JOB – Give the total number of lines with the word "chart" in them, and no other words.
-- Start --
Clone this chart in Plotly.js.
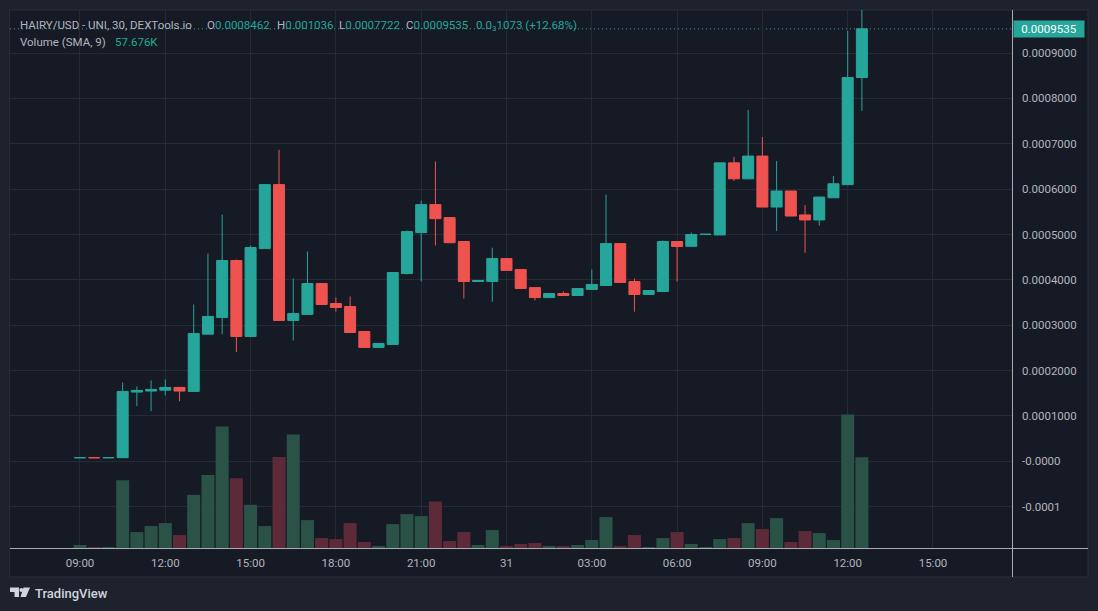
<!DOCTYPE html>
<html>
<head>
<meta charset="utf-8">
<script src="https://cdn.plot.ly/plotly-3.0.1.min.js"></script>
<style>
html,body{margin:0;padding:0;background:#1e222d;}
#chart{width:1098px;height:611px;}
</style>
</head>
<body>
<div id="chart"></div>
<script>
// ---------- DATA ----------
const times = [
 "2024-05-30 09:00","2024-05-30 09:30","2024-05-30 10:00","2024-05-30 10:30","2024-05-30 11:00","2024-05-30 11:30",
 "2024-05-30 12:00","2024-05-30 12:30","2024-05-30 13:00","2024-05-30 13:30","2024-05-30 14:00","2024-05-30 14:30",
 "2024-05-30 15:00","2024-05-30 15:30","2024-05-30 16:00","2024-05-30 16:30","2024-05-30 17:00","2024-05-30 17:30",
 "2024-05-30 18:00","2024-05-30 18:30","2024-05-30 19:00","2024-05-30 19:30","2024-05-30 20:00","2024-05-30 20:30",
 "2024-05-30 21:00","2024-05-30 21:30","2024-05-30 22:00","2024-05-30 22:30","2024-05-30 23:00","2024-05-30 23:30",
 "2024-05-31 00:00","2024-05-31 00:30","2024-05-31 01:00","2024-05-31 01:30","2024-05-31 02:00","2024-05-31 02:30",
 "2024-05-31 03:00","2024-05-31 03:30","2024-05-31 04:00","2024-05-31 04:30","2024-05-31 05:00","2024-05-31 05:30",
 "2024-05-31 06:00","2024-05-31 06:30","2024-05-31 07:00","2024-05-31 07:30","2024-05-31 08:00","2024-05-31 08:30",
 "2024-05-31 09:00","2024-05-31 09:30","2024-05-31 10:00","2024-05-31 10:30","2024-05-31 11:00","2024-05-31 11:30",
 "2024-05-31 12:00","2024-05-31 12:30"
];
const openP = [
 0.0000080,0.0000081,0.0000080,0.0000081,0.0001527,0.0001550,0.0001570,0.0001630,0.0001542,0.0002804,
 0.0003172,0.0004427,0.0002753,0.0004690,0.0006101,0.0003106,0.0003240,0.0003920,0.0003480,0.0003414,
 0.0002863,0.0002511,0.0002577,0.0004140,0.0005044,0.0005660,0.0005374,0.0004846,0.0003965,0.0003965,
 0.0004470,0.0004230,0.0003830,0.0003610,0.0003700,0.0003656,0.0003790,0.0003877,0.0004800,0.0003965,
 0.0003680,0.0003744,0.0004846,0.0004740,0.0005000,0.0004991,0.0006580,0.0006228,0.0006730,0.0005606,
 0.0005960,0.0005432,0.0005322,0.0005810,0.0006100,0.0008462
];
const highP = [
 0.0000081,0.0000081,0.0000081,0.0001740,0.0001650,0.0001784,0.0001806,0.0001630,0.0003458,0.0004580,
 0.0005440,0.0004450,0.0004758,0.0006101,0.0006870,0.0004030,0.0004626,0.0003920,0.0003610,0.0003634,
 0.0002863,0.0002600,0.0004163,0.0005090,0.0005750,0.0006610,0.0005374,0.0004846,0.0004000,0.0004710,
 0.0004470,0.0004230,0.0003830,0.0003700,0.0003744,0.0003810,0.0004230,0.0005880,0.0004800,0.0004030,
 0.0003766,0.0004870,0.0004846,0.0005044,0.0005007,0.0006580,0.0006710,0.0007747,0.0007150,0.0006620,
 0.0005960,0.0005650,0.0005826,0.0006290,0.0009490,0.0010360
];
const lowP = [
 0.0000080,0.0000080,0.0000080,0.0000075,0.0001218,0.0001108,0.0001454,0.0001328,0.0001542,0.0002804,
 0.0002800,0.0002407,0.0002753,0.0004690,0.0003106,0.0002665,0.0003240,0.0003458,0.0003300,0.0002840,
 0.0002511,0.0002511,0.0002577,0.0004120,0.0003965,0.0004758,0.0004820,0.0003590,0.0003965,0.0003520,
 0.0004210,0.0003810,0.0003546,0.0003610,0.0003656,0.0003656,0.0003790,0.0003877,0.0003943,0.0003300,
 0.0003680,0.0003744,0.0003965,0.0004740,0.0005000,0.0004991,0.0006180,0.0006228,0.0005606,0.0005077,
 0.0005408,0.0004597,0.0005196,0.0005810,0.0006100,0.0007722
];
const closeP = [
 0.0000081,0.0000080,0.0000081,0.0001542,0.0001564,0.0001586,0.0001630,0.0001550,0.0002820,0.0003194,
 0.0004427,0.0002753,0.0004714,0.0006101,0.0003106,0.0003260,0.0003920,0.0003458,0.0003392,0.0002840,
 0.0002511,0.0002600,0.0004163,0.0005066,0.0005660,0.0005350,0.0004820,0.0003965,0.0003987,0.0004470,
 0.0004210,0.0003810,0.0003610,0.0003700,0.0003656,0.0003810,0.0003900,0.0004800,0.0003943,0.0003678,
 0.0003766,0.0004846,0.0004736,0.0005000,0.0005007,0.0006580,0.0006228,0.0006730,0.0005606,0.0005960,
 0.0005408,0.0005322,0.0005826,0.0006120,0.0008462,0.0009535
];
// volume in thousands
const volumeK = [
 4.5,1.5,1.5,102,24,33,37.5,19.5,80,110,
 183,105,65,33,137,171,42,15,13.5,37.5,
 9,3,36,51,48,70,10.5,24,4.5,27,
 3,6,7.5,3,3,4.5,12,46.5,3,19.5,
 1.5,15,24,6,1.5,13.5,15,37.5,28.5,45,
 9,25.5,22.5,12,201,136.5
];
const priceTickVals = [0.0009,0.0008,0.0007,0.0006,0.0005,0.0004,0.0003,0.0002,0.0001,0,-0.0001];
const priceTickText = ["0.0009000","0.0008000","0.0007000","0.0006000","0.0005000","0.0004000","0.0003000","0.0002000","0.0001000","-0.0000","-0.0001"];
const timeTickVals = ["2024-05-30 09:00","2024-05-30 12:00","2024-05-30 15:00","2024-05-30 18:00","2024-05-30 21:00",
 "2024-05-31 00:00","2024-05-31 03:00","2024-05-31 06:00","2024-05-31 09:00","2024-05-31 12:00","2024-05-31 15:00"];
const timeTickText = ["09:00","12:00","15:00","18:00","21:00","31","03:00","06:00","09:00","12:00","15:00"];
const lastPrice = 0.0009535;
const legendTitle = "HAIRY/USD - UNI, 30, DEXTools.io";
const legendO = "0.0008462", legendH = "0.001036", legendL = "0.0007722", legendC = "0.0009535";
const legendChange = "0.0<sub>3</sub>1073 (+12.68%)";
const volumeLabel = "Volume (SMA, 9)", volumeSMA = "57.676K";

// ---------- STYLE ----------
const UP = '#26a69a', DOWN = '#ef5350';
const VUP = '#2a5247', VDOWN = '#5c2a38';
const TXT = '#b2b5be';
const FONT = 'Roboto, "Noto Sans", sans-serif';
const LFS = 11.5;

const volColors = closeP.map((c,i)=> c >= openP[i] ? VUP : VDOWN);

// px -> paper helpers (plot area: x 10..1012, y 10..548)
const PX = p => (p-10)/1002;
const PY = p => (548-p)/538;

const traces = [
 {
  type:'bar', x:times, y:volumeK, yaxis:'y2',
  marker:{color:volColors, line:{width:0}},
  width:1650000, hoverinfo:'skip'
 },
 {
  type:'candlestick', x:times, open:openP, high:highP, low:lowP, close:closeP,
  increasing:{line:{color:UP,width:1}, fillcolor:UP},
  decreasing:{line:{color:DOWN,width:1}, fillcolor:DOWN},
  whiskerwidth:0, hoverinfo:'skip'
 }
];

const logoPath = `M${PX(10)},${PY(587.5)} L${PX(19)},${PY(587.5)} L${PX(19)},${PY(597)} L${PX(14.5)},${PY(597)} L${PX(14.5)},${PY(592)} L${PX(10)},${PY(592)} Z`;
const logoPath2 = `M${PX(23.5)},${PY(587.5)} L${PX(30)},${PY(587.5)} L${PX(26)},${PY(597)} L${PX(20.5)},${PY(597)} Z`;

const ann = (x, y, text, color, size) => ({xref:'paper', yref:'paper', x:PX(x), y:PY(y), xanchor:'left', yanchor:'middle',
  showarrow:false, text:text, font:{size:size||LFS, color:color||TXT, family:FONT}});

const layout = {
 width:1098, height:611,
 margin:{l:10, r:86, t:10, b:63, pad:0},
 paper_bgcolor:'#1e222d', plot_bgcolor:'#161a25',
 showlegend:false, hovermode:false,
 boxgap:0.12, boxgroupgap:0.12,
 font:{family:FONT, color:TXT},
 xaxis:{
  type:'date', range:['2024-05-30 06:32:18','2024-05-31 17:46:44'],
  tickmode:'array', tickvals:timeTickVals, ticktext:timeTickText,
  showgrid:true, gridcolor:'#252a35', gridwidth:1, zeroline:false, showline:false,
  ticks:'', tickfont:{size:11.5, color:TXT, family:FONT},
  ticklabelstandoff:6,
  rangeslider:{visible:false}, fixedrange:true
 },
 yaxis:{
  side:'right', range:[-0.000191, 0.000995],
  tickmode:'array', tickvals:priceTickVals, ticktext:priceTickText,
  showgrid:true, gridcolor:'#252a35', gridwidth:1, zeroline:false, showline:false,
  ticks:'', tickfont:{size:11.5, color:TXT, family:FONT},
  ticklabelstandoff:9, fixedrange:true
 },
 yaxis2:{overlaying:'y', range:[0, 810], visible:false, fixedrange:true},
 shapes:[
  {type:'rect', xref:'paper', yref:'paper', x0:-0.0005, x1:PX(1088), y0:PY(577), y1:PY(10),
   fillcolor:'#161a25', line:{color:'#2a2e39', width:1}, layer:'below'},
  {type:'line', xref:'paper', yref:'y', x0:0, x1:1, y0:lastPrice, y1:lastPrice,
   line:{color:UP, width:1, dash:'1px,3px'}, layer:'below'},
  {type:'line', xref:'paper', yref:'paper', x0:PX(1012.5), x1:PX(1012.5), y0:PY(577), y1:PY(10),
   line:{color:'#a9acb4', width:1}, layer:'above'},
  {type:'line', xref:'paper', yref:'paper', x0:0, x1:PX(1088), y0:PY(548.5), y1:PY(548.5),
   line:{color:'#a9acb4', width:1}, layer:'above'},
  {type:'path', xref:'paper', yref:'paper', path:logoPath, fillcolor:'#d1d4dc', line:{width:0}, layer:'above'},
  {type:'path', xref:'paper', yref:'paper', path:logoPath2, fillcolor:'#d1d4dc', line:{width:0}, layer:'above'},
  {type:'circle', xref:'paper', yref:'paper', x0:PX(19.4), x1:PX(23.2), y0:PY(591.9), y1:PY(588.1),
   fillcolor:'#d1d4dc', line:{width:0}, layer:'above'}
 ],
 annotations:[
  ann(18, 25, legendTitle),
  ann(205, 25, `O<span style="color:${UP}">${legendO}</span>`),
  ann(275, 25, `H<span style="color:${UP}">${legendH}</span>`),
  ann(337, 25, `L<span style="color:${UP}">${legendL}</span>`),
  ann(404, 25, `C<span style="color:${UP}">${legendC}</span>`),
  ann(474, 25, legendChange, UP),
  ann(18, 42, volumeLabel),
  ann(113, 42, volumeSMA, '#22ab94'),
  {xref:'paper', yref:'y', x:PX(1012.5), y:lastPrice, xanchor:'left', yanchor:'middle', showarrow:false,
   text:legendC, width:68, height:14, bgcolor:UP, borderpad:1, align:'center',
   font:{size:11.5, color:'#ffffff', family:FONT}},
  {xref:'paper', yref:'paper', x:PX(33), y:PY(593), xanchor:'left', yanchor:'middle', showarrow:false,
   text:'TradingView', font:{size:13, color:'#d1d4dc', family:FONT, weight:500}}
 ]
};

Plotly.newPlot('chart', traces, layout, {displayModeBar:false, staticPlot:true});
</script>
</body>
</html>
-- End --
SOLUTION TO THE PROBLEM – 4